> _THE EXERCISE_
Leaving out every picture, copy the lines of the data exactly, from the first through the line containing "const categories = leftMAbs.concat(rightMAbs);".
^^^^
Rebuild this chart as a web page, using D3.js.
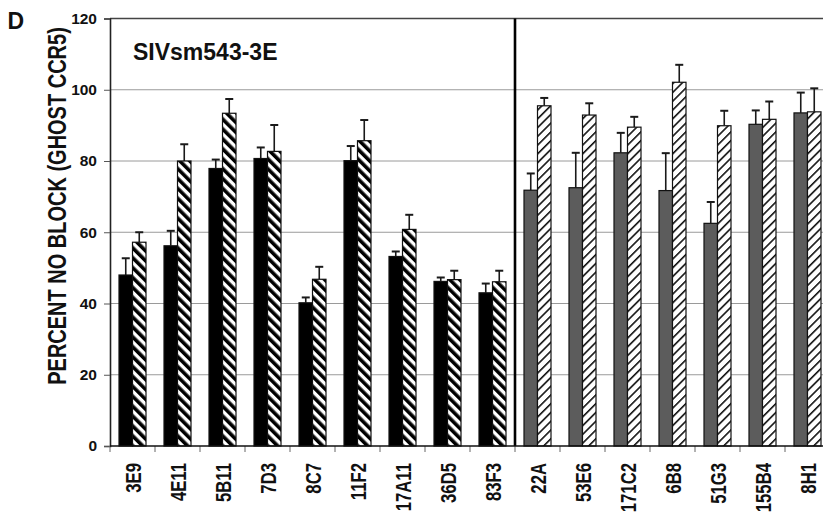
<!DOCTYPE html>
<html>
<head>
<meta charset="utf-8">
<script src="https://cdn.jsdelivr.net/npm/d3@7"></script>
<style>
  html, body { margin: 0; padding: 0; background: #fff; }
  svg { display: block; font-family: "Liberation Sans", Arial, Helvetica, sans-serif; }
</style>
</head>
<body>
<svg id="chart" width="823" height="521"></svg>
<script>
// Antibodies tested against SIVsm543-3E: first panel, then second panel
const leftMAbs  = ["3E9", "4E11", "5B11", "7D3", "8C7", "11F2", "17A11", "36D5", "83F3"];
const rightMAbs = ["22A", "53E6", "171C2", "6B8", "51G3", "155B4", "8H1"];
const categories = leftMAbs.concat(rightMAbs);

// Percent no block, solid bars and hatched bars
const solidValues   = [48.0, 56.2, 77.9, 80.7, 40.2, 80.1, 53.2, 46.2, 43.0, 71.8, 72.5, 82.3, 71.7, 62.5, 90.3, 93.5];
const solidErrors   = [4.7, 4.2, 2.5, 3.1, 1.5, 4.1, 1.4, 1.1, 2.6, 4.7, 9.8, 5.6, 10.5, 6.0, 3.9, 5.7];
const hatchedValues = [57.2, 80.0, 93.4, 82.7, 46.8, 85.7, 60.8, 46.7, 46.1, 95.5, 92.9, 89.5, 102.1, 89.9, 91.7, 93.8];
const hatchedErrors = [2.8, 4.7, 4.0, 7.4, 3.5, 5.8, 4.1, 2.5, 3.1, 2.2, 3.3, 2.9, 4.9, 4.2, 5.0, 6.6];

const yTicks = [0, 20, 40, 60, 80, 100, 120];
const seriesKeys = ["solid", "hatched"];

const svg = d3.select("#chart");
const plotLeft = 110, plotRight = 830, plotTop = 18.5, plotBottom = 446;

const x = d3.scaleBand().domain(categories).range([plotLeft, plotRight]).paddingInner(0).paddingOuter(0);
const xs = d3.scaleBand().domain(seriesKeys).range([0, x.bandwidth()]).paddingInner(0).paddingOuter(2 / 3);
const y = d3.scaleLinear().domain([0, 120]).range([plotBottom, plotTop]);

// Hatch patterns
const defs = svg.append("defs");
const p1 = defs.append("pattern").attr("id", "hatchBack")
  .attr("patternUnits", "userSpaceOnUse").attr("width", 7).attr("height", 7)
  .attr("patternTransform", "rotate(-45)");
p1.append("rect").attr("width", 7).attr("height", 7).attr("fill", "#fff");
p1.append("rect").attr("width", 3.6).attr("height", 7).attr("fill", "#000");

const p2 = defs.append("pattern").attr("id", "hatchFwd")
  .attr("patternUnits", "userSpaceOnUse").attr("width", 6.2).attr("height", 6.2)
  .attr("patternTransform", "rotate(45)");
p2.append("rect").attr("width", 6.2).attr("height", 6.2).attr("fill", "#fff");
p2.append("rect").attr("width", 1.6).attr("height", 6.2).attr("fill", "#111");

// Gridlines
svg.append("g").selectAll("line")
  .data(yTicks.filter(t => t > 0 && t < 120))
  .join("line")
  .attr("x1", plotLeft).attr("x2", plotRight)
  .attr("y1", d => y(d)).attr("y2", d => y(d))
  .attr("stroke", "#9a9a9a").attr("stroke-width", 1);

svg.append("line")
  .attr("x1", plotLeft).attr("x2", plotRight)
  .attr("y1", y(120)).attr("y2", y(120))
  .attr("stroke", "#444").attr("stroke-width", 1.4);

// Bars
const rows = categories.map((c, i) => ({
  name: c,
  second: i >= leftMAbs.length,
  solid: solidValues[i], solidErr: solidErrors[i],
  hatched: hatchedValues[i], hatchedErr: hatchedErrors[i]
}));

const groups = svg.append("g").selectAll("g")
  .data(rows).join("g")
  .attr("transform", d => `translate(${x(d.name)},0)`);

groups.each(function(d) {
  const g = d3.select(this);
  const items = [
    { key: "solid", v: d.solid, e: d.solidErr, fill: d.second ? "#5c5c5c" : "#000" },
    { key: "hatched", v: d.hatched, e: d.hatchedErr, fill: d.second ? "url(#hatchFwd)" : "url(#hatchBack)" }
  ];
  items.forEach(it => {
    const bx = xs(it.key), bw = xs.bandwidth();
    const cx = bx + bw / 2;
    g.append("line")
      .attr("x1", cx).attr("x2", cx)
      .attr("y1", y(it.v)).attr("y2", y(it.v + it.e))
      .attr("stroke", "#1a1a1a").attr("stroke-width", 1.6);
    g.append("line")
      .attr("x1", cx - 4).attr("x2", cx + 4)
      .attr("y1", y(it.v + it.e)).attr("y2", y(it.v + it.e))
      .attr("stroke", "#1a1a1a").attr("stroke-width", 2);
    g.append("rect")
      .attr("x", bx).attr("width", bw)
      .attr("y", y(it.v)).attr("height", y(0) - y(it.v))
      .attr("fill", it.fill)
      .attr("stroke", "#111").attr("stroke-width", 1.2);
  });
});

// Panel divider
svg.append("line")
  .attr("x1", x(rightMAbs[0])).attr("x2", x(rightMAbs[0]))
  .attr("y1", y(120)).attr("y2", y(0))
  .attr("stroke", "#000").attr("stroke-width", 2.6);

// Y axis
const yAxis = svg.append("g")
  .attr("transform", `translate(${plotLeft},0)`)
  .call(d3.axisLeft(y).tickValues(yTicks).tickSize(6).tickPadding(7));
yAxis.select(".domain").attr("stroke", "#222").attr("stroke-width", 1.6);
yAxis.selectAll(".tick line").attr("stroke", "#555");
yAxis.selectAll(".tick text")
  .attr("font-size", 15.5).attr("font-weight", "bold").attr("fill", "#111")
  .attr("font-family", "Liberation Sans, Arial, sans-serif");

// X axis: labels at band centres, ticks at band edges
const xAxis = svg.append("g")
  .attr("transform", `translate(0,${plotBottom})`)
  .call(d3.axisBottom(x).tickSize(0));
xAxis.select(".domain").remove();
xAxis.selectAll(".tick text")
  .attr("font-size", 22).attr("font-weight", "bold").attr("fill", "#111")
  .attr("font-family", "Liberation Sans, Arial, sans-serif")
  .attr("text-anchor", "end")
  .attr("x", 0).attr("y", 0).attr("dy", null)
  .attr("transform", "translate(8.5,17) rotate(-90) scale(0.76,1)");

svg.append("g").selectAll("line")
  .data(categories.map(c => x(c)))
  .join("line")
  .attr("x1", d => d).attr("x2", d => d)
  .attr("y1", plotBottom).attr("y2", plotBottom + 6)
  .attr("stroke", "#666").attr("stroke-width", 1);

svg.append("line")
  .attr("x1", plotLeft).attr("x2", plotRight)
  .attr("y1", plotBottom).attr("y2", plotBottom)
  .attr("stroke", "#111").attr("stroke-width", 1.6);

// Axis title
svg.append("text")
  .attr("transform", "translate(65.5,206) rotate(-90) scale(0.8,1)")
  .attr("text-anchor", "middle")
  .attr("font-size", 25).attr("font-weight", "bold").attr("fill", "#111")
  .text("PERCENT NO BLOCK (GHOST CCR5)");

// Panel letter and virus name
svg.append("text")
  .attr("x", 7.5).attr("y", 28.5)
  .attr("font-size", 23).attr("font-weight", "bold").attr("fill", "#111")
  .text("D");

svg.append("text")
  .attr("x", 133).attr("y", 60)
  .attr("font-size", 23).attr("font-weight", "bold").attr("fill", "#111")
  .text("SIVsm543-3E");
</script>
</body>
</html>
^^^^
> _CORRECT RESPONSE_
Rebuild this chart as a web page, using D3.js.
<!DOCTYPE html>
<html>
<head>
<meta charset="utf-8">
<script src="https://cdn.jsdelivr.net/npm/d3@7"></script>
<style>
  html, body { margin: 0; padding: 0; background: #fff; }
  svg { display: block; font-family: "Liberation Sans", Arial, Helvetica, sans-serif; }
</style>
</head>
<body>
<svg id="chart" width="823" height="521"></svg>
<script>
// Antibodies tested against SIVsm543-3E: first panel, then second panel
const leftMAbs  = ["3E9", "4E11", "5B11", "7D3", "8C7", "11F2", "17A11", "36D5", "83F3"];
const rightMAbs = ["22A", "53E6", "171C2", "6B8", "51G3", "155B4", "8H1"];
const categories = leftMAbs.concat(rightMAbs);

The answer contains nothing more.